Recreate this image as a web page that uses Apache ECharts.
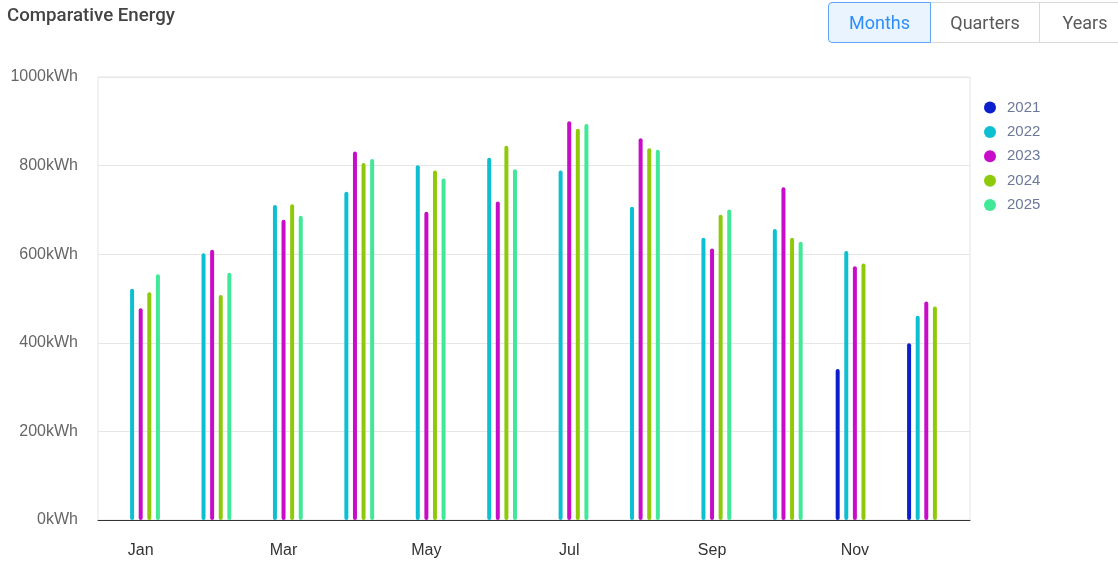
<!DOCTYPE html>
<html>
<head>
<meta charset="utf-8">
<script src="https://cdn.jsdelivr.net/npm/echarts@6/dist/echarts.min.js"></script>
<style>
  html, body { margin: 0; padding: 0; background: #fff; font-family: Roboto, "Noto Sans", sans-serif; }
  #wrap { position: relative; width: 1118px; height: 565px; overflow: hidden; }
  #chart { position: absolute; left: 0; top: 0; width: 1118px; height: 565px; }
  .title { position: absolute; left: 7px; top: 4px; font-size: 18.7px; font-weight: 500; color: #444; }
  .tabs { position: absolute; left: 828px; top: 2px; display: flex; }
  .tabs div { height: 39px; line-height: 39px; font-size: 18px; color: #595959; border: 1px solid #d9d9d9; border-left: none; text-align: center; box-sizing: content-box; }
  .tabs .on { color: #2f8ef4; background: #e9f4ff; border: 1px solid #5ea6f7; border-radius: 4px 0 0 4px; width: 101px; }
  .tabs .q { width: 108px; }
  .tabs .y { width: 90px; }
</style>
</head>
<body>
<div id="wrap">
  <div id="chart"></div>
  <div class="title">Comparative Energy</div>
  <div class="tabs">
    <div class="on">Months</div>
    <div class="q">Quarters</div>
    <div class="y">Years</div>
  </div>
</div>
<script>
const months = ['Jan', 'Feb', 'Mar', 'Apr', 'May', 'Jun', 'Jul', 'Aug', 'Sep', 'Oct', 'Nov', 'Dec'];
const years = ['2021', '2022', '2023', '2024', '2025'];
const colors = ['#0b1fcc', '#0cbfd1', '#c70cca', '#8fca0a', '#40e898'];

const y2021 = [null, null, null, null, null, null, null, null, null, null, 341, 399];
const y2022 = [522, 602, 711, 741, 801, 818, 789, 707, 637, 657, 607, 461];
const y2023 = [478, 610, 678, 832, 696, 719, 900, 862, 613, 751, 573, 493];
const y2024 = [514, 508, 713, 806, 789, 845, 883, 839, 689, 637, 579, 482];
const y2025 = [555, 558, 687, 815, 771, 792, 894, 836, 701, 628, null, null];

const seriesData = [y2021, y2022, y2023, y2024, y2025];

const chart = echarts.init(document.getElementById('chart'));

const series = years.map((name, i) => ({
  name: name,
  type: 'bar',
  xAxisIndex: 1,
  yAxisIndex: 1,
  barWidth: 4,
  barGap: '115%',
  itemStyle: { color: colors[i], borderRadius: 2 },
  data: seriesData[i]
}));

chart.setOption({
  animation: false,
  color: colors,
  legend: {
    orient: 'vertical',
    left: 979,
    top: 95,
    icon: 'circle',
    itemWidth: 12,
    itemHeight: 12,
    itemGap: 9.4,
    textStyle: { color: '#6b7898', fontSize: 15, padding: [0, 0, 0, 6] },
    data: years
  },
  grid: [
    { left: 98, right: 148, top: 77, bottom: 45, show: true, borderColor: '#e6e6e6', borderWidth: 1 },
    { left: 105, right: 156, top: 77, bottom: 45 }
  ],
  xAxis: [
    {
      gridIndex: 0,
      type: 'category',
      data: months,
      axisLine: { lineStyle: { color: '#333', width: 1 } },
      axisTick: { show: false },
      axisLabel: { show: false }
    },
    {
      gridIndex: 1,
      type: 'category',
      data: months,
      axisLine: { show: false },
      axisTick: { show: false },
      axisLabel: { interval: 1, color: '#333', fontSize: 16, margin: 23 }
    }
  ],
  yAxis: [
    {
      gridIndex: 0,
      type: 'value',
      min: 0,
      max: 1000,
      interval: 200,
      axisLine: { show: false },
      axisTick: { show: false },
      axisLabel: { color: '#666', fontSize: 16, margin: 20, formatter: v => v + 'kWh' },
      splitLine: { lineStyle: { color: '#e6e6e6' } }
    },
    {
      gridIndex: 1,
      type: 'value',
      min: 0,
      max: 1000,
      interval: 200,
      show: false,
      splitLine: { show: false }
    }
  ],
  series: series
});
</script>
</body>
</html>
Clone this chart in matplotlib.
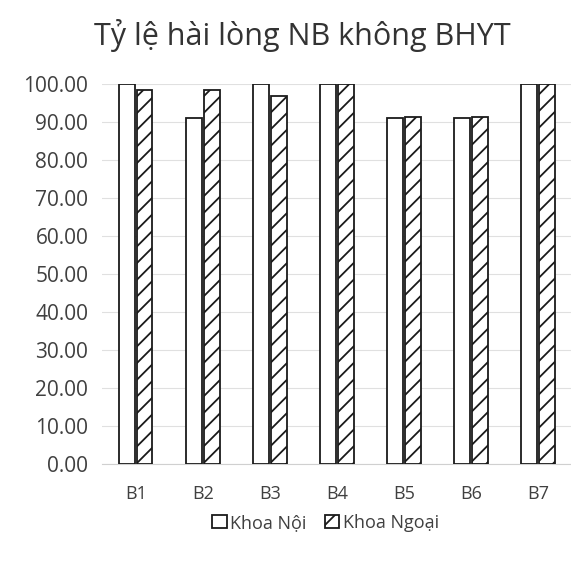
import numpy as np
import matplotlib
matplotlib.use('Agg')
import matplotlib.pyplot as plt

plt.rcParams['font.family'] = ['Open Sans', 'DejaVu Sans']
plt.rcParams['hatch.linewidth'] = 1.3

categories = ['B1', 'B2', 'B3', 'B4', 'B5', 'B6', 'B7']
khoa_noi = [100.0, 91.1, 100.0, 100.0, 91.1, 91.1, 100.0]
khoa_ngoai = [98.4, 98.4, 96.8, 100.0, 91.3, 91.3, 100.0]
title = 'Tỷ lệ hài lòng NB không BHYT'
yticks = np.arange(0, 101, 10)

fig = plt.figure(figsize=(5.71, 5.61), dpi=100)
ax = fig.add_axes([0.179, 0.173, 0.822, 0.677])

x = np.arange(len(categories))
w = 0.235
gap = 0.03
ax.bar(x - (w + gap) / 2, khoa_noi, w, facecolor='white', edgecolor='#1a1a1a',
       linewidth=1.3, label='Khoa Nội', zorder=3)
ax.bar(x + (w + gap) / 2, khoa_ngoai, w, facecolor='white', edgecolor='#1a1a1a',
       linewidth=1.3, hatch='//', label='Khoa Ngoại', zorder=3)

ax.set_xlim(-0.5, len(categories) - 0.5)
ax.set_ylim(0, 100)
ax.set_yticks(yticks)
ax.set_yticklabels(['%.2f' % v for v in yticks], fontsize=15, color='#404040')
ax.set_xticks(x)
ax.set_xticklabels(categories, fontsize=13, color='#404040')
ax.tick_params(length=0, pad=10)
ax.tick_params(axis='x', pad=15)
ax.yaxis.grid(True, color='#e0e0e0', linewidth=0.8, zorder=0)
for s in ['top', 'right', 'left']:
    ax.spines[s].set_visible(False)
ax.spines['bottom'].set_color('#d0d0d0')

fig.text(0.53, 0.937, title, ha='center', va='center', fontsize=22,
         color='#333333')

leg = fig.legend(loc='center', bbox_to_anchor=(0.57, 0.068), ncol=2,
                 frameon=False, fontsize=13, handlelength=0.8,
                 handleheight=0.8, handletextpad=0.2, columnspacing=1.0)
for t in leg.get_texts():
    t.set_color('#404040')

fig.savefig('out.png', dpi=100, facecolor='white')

Problem: Extract every line containing the string "matplotlib" from the material.

Solved problem:
Clone this chart in matplotlib.
import matplotlib
matplotlib.use('Agg')
import matplotlib.pyplot as plt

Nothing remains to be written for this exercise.